Da Aristotele (Metafisica, I, 5) si conosce che:

I cosiddetti pitagorici avendo cominciato ad occuparsi di ricerche matematiche ed essendo grandemente progrediti in esse, furono condotti da questi loro studi ad assumere come principi di tutte le cose esistenti quelli di cui fanno uso le scienze matematiche. E poiché i primi che qui s’incontrano sono, per natura i numeri, sembrò loro di ravvisare in questi, molte più analogie con ciò che esiste e avviene nel mondo, di quante se ne possono trovare nel fuoco, nella terra e nell’acqua [...]. Avendo poi riconosciuto che le proprietà e le relazioni delle armonie musicali corrispondono a rapporti numerici, e che in altri fenomeni naturali si riscontrano analoghe corrispondenze coi numeri furono tanto più indotti ad ammettere che i numeri siamo gli elementi di tutte le cose esistenti e che tutto il cielo sia proporzione ed armonia.
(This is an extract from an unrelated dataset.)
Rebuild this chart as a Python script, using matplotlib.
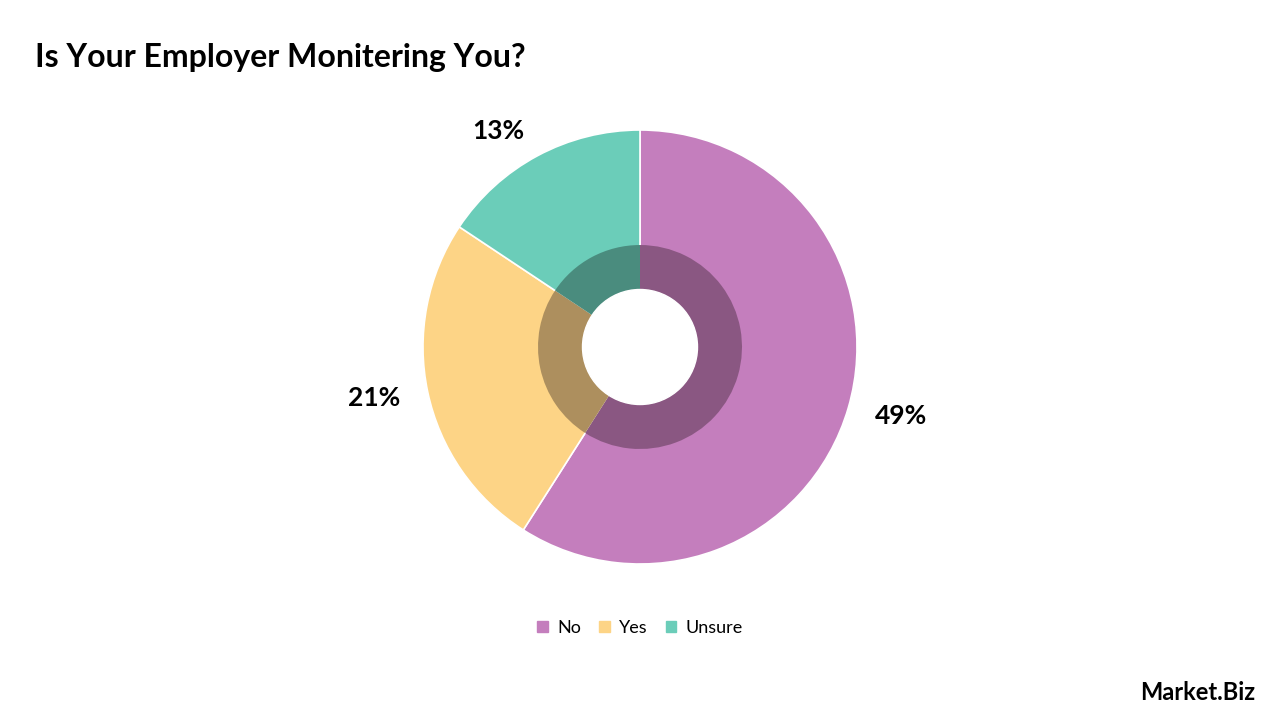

I pitagorici inizialmente avrebbero concepito i numeri come componenti ultimi degli oggetti reali e materiali, non distinti dagli oggetti sensibili, i numeri quindi sono l’essenza della realtà ed in particolare i numeri non hanno un senso puramente aritmetico, ma sono corpuscoli tutti uguali fra loro, molto piccoli ma non infinitesimi o nulli (le monadi o unità pitagoriche), molto simili ai nostri atomi. Tutti i corpi venivano così composti di monadi disposte secondo un certo ordine geometrico.